The main problem with the third parties is insufficient public awareness. Too few people really understand what they stand for. If I asked you the general platform of the Democratic or Republican parties, you would be able to list their respective policies. But what about the Libertarian or Green Party? What are their stances on torture? How do they approach reforming public education? What are their tax policies? I couldn’t even tell you myself without a Google search first. And that’s the first issue with third party candidates and their parties; the majority of regular Americans don’t truly understand their goals, their history, or their values, myself included.

The third party system is caught in a vicious cycle perpetuated by the two-party monopoly of the Democrats and Republicans. Gary Johnson has claimed numerous times on Twitter that if he were able to participate in the debates, he would perform tremendously well and prove to undecided Americans he was a viable choice. But why can’t he participate? According to the Commission on Presidential Debates, a candidate must poll at least 15% among the national electorate to be invited to the debate. At the time of the first debate, Johnson polled at 7% and Stein at 4%. There lies the problem. Because of the traditional system, it becomes more difficult to understand the third party candidates. Perhaps if Johnson and Stein had been allowed onto the debate stage, the childish rivalry of Trump and Clinton would have been diminished, leading to actual discussion of the candidates’ policies. Maybe Johnson and Stein could have convinced audiences why they are a decent pick for leading the nation if they could target voters from a bigger stage, rather than having to utilize Twitter, Facebook, or small interviews here and there on cable news networks.

Johnson’s solution to this two-party monopoly is wittily phrased into a slogan: the Democrats and Republicans “are the dinosaurs, and I think we’re the comet in this whole equation,” he commented in a CBS interview. Similarly, Stein said, “if you can’t put your values into your vote, then democracy is lost at sea.”

Third party candidacies are often seen as futile. Regrettably, the American public has been left with a difficult choice to decide who should be in the White House. Johnson and Stein use this desperation to their advantage, or so they hope. Johnson again takes to Twitter to convince the public, asking for everyone to simply “vote their conscience.” The candidates target the ethos and pathos of voters, asking them to think logically and to vote for a nominee that stands for their beliefs, rather than voting to prevent an opponent from reaching the White House.

Having said all this, despite the numerous setbacks that decrease the value of third party candidates, it would seem obvious that these third party nominees need to snatch every opportunity to prove to the American public they are fit and worthy for the presidency. But Gary Johnson’s multiple gaffes have done nothing to increase the credibility of his party. After asking “What is Aleppo?”, after failing to name a world leader he admired (until saved by his arguably more capable VP Bill Weld), and after proudly stating he stopped smoking marijuana in preparation for his presidential campaign, Johnson missed a valuable opportunity to demonstrate his knowledge and preparation.

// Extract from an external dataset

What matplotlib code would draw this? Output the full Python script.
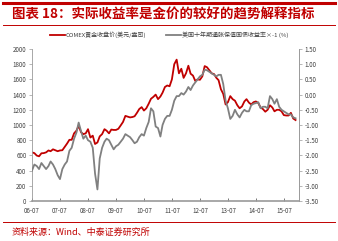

Overall, the idea of voting for a third party candidate remains a valid form of political expression. In reality, if the majority of Americans continue to think not enough people vote for third party candidates to have an effect, they simply will not have an effect. It’s not until American voters decide to take that chance in casting a “wasted” vote that these third party candidates will become valuable in modern day presidential elections.